Though they seem to defy everything you were taught, pillar pages actually work because they align with the fundamentals of inbound content. They're highly educational as they provide quick answers to user questions, they provide a conversion point and they foster those desired behavior metrics (time on page, bounce rate, pages per session).
So how do you start building a pillar page strategy?
- Start with the pillar page itself: If you already have all of the information on a particular topic readily available, you can get to work organizing it within a single page. You can also supplement your existing information with interviews, your own experience and primary sources. However, jumping straight into a pillar page can consume a lot of time and resources.
- Start with individual blog posts: Conceptualize the main topic of your pillar page with 5-6 subtopics. Then, start writing individual blog posts and publishing them one at a time. As you continue to publish the blog posts, be sure to continually supplement with new research and data. Once completed, you can bring together bits and pieces of your separate blog posts into a cohesive pillar page.

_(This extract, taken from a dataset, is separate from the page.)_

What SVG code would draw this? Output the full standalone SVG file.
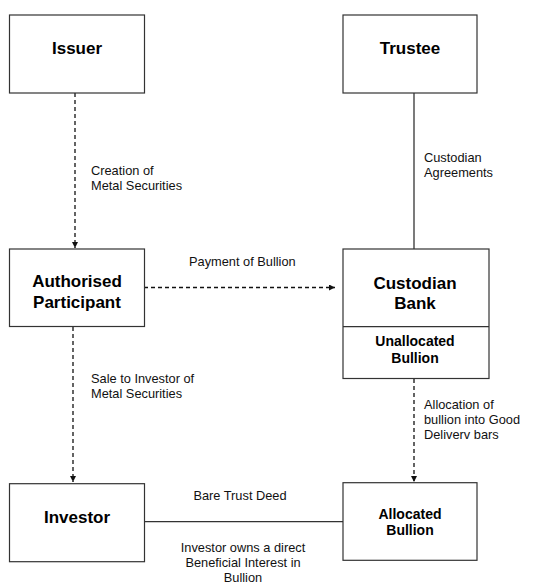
<svg xmlns="http://www.w3.org/2000/svg" width="539" height="583" viewBox="0 0 539 583">
<defs>
<style>
.box{fill:#fff;stroke:#333;stroke-width:1.2}
.t{font-family:"Liberation Sans",Arial,sans-serif;font-weight:bold;font-size:17px;text-anchor:middle;fill:#000}
.ts{font-family:"Liberation Sans",Arial,sans-serif;font-weight:bold;font-size:14px;text-anchor:middle;fill:#000}
.l{font-family:"Liberation Sans",Arial,sans-serif;font-size:12.8px;fill:#111}
.lc{font-family:"Liberation Sans",Arial,sans-serif;font-size:12.8px;fill:#111;text-anchor:middle}
.d{stroke:#111;stroke-width:1.3;stroke-dasharray:4 3;fill:none}
.s{stroke:#333;stroke-width:1.3;fill:none}
</style>
<marker id="ah" viewBox="0 0 10 10" refX="10" refY="5" markerWidth="6" markerHeight="6" markerUnits="userSpaceOnUse" orient="auto">
<path d="M0,0 L10,5 L0,10 z" fill="#111"/>
</marker>
</defs>
<rect width="539" height="583" fill="#fff"/>
<g id="connectors">
<line class="d" x1="75" y1="93" x2="75" y2="248" marker-end="url(#ah)"/>
<line class="s" x1="414" y1="93" x2="414" y2="249"/>
<line class="d" x1="144" y1="287.5" x2="335" y2="287.5" marker-end="url(#ah)"/>
<line class="d" x1="73" y1="327" x2="73" y2="482" marker-end="url(#ah)"/>
<line class="d" x1="414" y1="379" x2="414" y2="482" marker-end="url(#ah)"/>
<line class="s" x1="144" y1="521.7" x2="343" y2="521.7"/>
<text class="l" x="91" y="175">Creation of</text>
<text class="l" x="91" y="190">Metal Securities</text>
<text class="l" x="424" y="162">Custodian</text>
<text class="l" x="424" y="177">Agreements</text>
<text class="l" x="189" y="265.5">Payment of Bullion</text>
<text class="l" x="91" y="382.5">Sale to Investor of</text>
<text class="l" x="91" y="397.5">Metal Securities</text>
<text class="l" x="424" y="409">Allocation of</text>
<text class="l" x="424" y="424">bullion into Good</text>
<text class="l" x="424" y="439">Deliverv bars</text>
<text class="lc" x="240" y="500">Bare Trust Deed</text>
<text class="lc" x="243" y="551.5">Investor owns a direct</text>
<text class="lc" x="243" y="566.5">Beneficial Interest in</text>
<text class="lc" x="243" y="581.5">Bullion</text>
</g>
<g id="issuer">
<rect class="box" x="9.5" y="15" width="135" height="78"/>
<text class="t" x="77" y="54">Issuer</text>
</g>
<g id="trustee">
<rect class="box" x="343" y="15" width="134" height="78"/>
<text class="t" x="410" y="54">Trustee</text>
</g>
<g id="authorised-participant">
<rect class="box" x="9.5" y="249" width="135" height="77.5"/>
<text class="t" x="77" y="287">Authorised</text>
<text class="t" x="77" y="308">Participant</text>
</g>
<g id="custodian-bank">
<rect class="box" x="343" y="249" width="146" height="129.5"/>
<line class="box" x1="343" y1="326.7" x2="489" y2="326.7"/>
<text class="t" x="415" y="289">Custodian</text>
<text class="t" x="415" y="309">Bank</text>
<text class="ts" x="415" y="346">Unallocated</text>
<text class="ts" x="415" y="362.5">Bullion</text>
</g>
<g id="investor">
<rect class="box" x="9.5" y="483.7" width="135" height="78"/>
<text class="t" x="77" y="523">Investor</text>
</g>
<g id="allocated-bullion">
<rect class="box" x="343" y="482.7" width="134" height="77.6"/>
<text class="ts" x="410" y="519.3">Allocated</text>
<text class="ts" x="410" y="535">Bullion</text>
</g>
</svg>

How does HubSpot's Content Strategy Tool supplement your SEO and content strategies?
If you still need help conceptualizing your pillar page, you can use the topic clusters within HubSpot's Content Strategy Tool as a guide. By using topic clusters, you can better visualize and organize your existing content to identify a potential topic for a pillar page or to see gaps within your strategy. Once you've identified a pillar page topic, the Content Strategy Tool also provides suggested subtopics, gives the monthly search volume and rates the relevancy to your core topic. Furthermore, this tool has some powerful analytics associated with it, which shows you how well your topic clusters and subtopics are performing and which content areas are the strongest. HubSpot's Content Strategy Tool does a lot of the heavy lifting while you're building a pillar page strategy to save your team time and energy.
Key Takeaways
- Combining your SEO and content strategies makes them both more effective and drives more ROI for your company.
- Pillar pages are an excellent way of combining different pieces of content into a single, comprehensive source of information.

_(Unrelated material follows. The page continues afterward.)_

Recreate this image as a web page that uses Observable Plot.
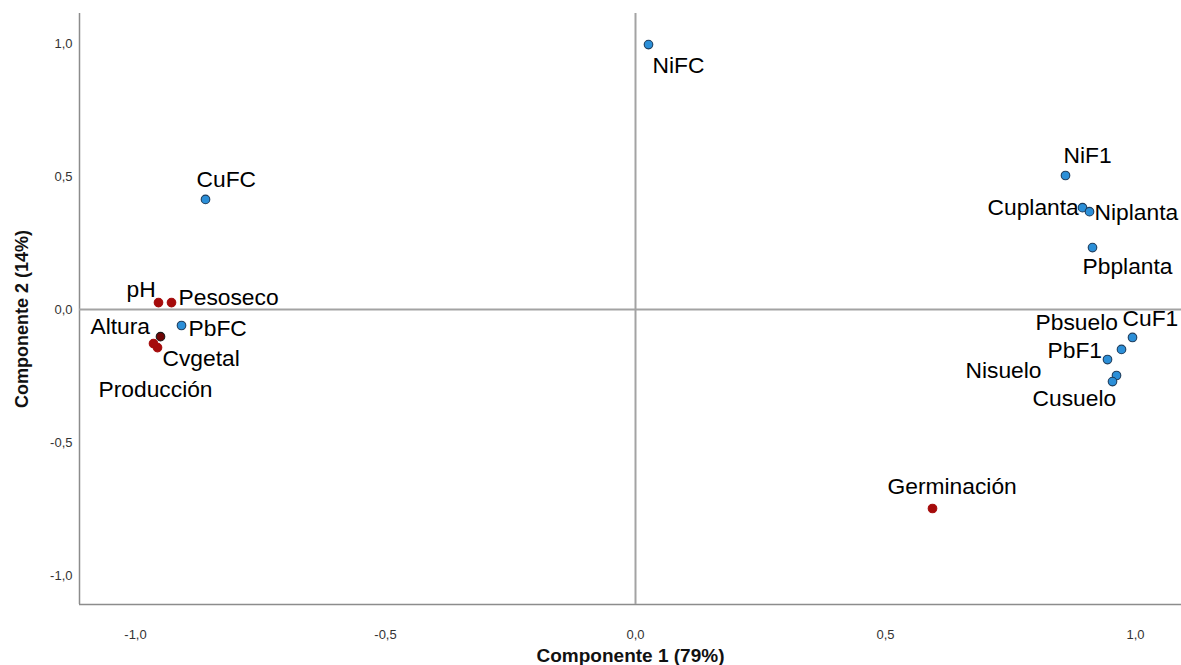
<!DOCTYPE html>
<html>
<head>
<meta charset="utf-8">
<script src="https://cdn.jsdelivr.net/npm/d3@7"></script>
<script src="https://cdn.jsdelivr.net/npm/@observablehq/plot@0.6"></script>
<style>
  html, body { margin: 0; padding: 0; background: #fff; }
  #chart svg { display: block; }
</style>
</head>
<body>
<div id="chart"></div>
<script>
// ---- data (component loadings) ----
const variables = ["NiFC","CuFC","pH","Pesoseco","PbFC","Altura","Cvgetal","Producción",
  "NiF1","Cuplanta","Niplanta","Pbplanta","CuF1","Pbsuelo","PbF1","Nisuelo","Cusuelo","Germinación"];
const comp1 = [0.026,-0.860,-0.954,-0.928,-0.908,-0.950,-0.956,-0.964,
  0.860,0.894,0.908,0.914,0.994,0.972,0.944,0.962,0.954,0.594];
const comp2 = [0.996,0.414,0.026,0.026,-0.060,-0.102,-0.143,-0.128,
  0.504,0.383,0.368,0.233,-0.105,-0.150,-0.188,-0.248,-0.271,-0.748];
const tipo = ["Metal","Metal","Agronómica","Agronómica","Metal","Agronómica (sel.)","Agronómica","Agronómica",
  "Metal","Metal","Metal","Metal","Metal","Metal","Metal","Metal","Metal","Agronómica"];
const xTicks = [-1, -0.5, 0, 0.5, 1];
const yTicks = [-1, -0.5, 0, 0.5, 1];
const xTitle = "Componente 1 (79%)";
const yTitle = "Componente 2 (14%)";

// ---- layout / style config ----
const xDomain = [-1.112, 1.092];
const yDomain = [-1.109, 1.113];
const labelPlace = {
  "NiFC": [4, 21], "CuFC": [-9, -20], "pH": [-32, -13], "Pesoseco": [7, -5],
  "PbFC": [7, 3], "Altura": [-70, -10], "Cvgetal": [5, 11], "Producción": [-55, 46],
  "NiF1": [-2, -20], "Cuplanta": [-95, 0], "Niplanta": [5, 1], "Pbplanta": [-10, 19],
  "CuF1": [-10, -19], "Pbsuelo": [-86, -27], "PbF1": [-60, -9], "Nisuelo": [-151, -5],
  "Cusuelo": [-80, 17], "Germinación": [-45, -22]
};
const fillColors = {"Metal": "#2b8fd8", "Agronómica": "#a50b0b", "Agronómica (sel.)": "#6e0505"};
const strokeColors = {"Metal": "#1d3c5c", "Agronómica": "#a50b0b", "Agronómica (sel.)": "#1a1a1a"};

const data = variables.map((v, i) => ({name: v, c1: comp1[i], c2: comp2[i], tipo: tipo[i]}));
const fmt = t => t.toFixed(1).replace(".", ",");

const labelMarks = data.map(d => Plot.text([d], {
  x: "c1", y: "c2", text: "name",
  textAnchor: "start", lineAnchor: "middle",
  dx: labelPlace[d.name][0], dy: labelPlace[d.name][1],
  fontSize: 22.8, fill: "#000"
}));

const chart = Plot.plot({
  width: 1181,
  height: 665,
  marginLeft: 79,
  marginRight: 0,
  marginTop: 13,
  marginBottom: 61,
  x: {domain: xDomain},
  y: {domain: yDomain},
  style: {fontFamily: "'Liberation Sans', Arial, sans-serif", background: "#fff"},
  marks: [
    Plot.axisX({ticks: xTicks, tickFormat: fmt, tickSize: 0, tickPadding: 25, fontSize: 13, color: "#333", label: null}),
    Plot.axisY({ticks: yTicks, tickFormat: fmt, tickSize: 0, tickPadding: 7, fontSize: 13, color: "#333", label: null}),
    Plot.ruleX([xDomain[0]], {stroke: "#8c8c8c", strokeWidth: 1.5}),
    Plot.ruleY([yDomain[0]], {stroke: "#8c8c8c", strokeWidth: 1.5}),
    Plot.ruleX([0], {stroke: "#a3a3a3", strokeWidth: 2}),
    Plot.ruleY([0], {stroke: "#a3a3a3", strokeWidth: 2}),
    Plot.dot(data, {x: "c1", y: "c2", r: 4.3,
      fill: d => fillColors[d.tipo], stroke: d => strokeColors[d.tipo], strokeWidth: 1.1}),
    ...labelMarks,
    Plot.text([xTitle], {frameAnchor: "bottom", dy: 57, textAnchor: "middle", fontSize: 19, fontWeight: "bold", fill: "#111"}),
    Plot.text([yTitle], {frameAnchor: "left", dx: -57, dy: 10, textAnchor: "middle", rotate: -90, fontSize: 18, fontWeight: "bold", fill: "#111"})
  ]
});
document.getElementById("chart").appendChild(chart);
</script>
</body>
</html>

- A pillar page strategy supplements an inbound marketing program by maintaining the primary tenets of inbound.
- HubSpot's Content Strategy Tool is an excellent way to begin organizing and visualizing your pillar page strategy.
So what are your next steps to start building out your pillar page strategy? Begin with a content audit to review your existing content and its current performance. You'll be able to identify clusters of similar content that would be an ideal target for a pillar page. You can also identify how previously produced blog posts could be re-optimized and improved with an SEO strategy.